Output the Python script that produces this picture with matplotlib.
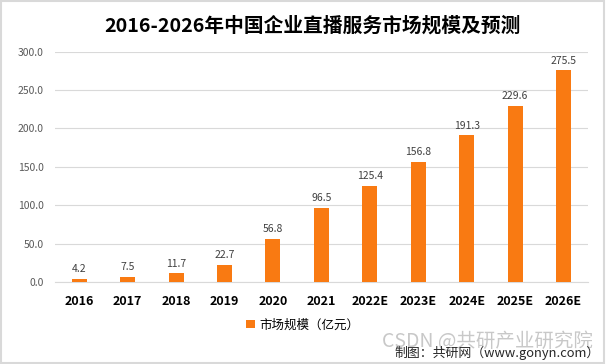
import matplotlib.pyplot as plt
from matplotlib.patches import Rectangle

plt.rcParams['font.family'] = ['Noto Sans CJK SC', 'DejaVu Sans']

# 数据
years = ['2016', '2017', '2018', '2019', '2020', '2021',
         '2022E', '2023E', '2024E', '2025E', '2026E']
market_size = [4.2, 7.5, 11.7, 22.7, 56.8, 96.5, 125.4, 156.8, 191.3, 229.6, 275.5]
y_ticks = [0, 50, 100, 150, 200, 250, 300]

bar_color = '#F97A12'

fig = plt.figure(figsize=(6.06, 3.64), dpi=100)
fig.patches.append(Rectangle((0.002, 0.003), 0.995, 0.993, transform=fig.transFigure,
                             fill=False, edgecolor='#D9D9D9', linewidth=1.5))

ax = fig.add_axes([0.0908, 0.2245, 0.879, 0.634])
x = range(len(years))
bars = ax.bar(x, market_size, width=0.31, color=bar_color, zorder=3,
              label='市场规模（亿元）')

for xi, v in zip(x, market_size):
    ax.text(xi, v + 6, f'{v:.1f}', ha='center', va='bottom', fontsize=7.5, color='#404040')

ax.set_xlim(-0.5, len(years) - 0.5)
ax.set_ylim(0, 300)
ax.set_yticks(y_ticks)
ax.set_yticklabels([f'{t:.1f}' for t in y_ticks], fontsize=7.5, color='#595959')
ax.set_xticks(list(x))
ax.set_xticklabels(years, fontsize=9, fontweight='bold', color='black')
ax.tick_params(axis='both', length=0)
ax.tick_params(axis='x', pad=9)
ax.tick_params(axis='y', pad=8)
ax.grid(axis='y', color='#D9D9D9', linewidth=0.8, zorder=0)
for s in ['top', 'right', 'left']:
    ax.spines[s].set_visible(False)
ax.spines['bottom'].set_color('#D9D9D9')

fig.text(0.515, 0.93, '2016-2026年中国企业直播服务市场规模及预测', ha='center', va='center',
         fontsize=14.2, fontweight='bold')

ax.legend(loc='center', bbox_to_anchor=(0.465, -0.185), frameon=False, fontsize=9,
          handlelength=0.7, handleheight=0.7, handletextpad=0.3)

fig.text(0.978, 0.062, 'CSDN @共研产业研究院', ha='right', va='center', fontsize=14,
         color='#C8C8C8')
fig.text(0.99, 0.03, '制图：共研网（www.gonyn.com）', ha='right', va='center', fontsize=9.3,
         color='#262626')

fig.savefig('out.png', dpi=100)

____

- [Set exercise] Pictures excluded, repeat exactly the lines from the top of the material through the line with "bar_color = '#F97A12'", including both of those lines.

- [Result of this exercise]
Output the Python script that produces this picture with matplotlib.
import matplotlib.pyplot as plt
from matplotlib.patches import Rectangle

plt.rcParams['font.family'] = ['Noto Sans CJK SC', 'DejaVu Sans']

# 数据
years = ['2016', '2017', '2018', '2019', '2020', '2021',
         '2022E', '2023E', '2024E', '2025E', '2026E']
market_size = [4.2, 7.5, 11.7, 22.7, 56.8, 96.5, 125.4, 156.8, 191.3, 229.6, 275.5]
y_ticks = [0, 50, 100, 150, 200, 250, 300]

bar_color = '#F97A12'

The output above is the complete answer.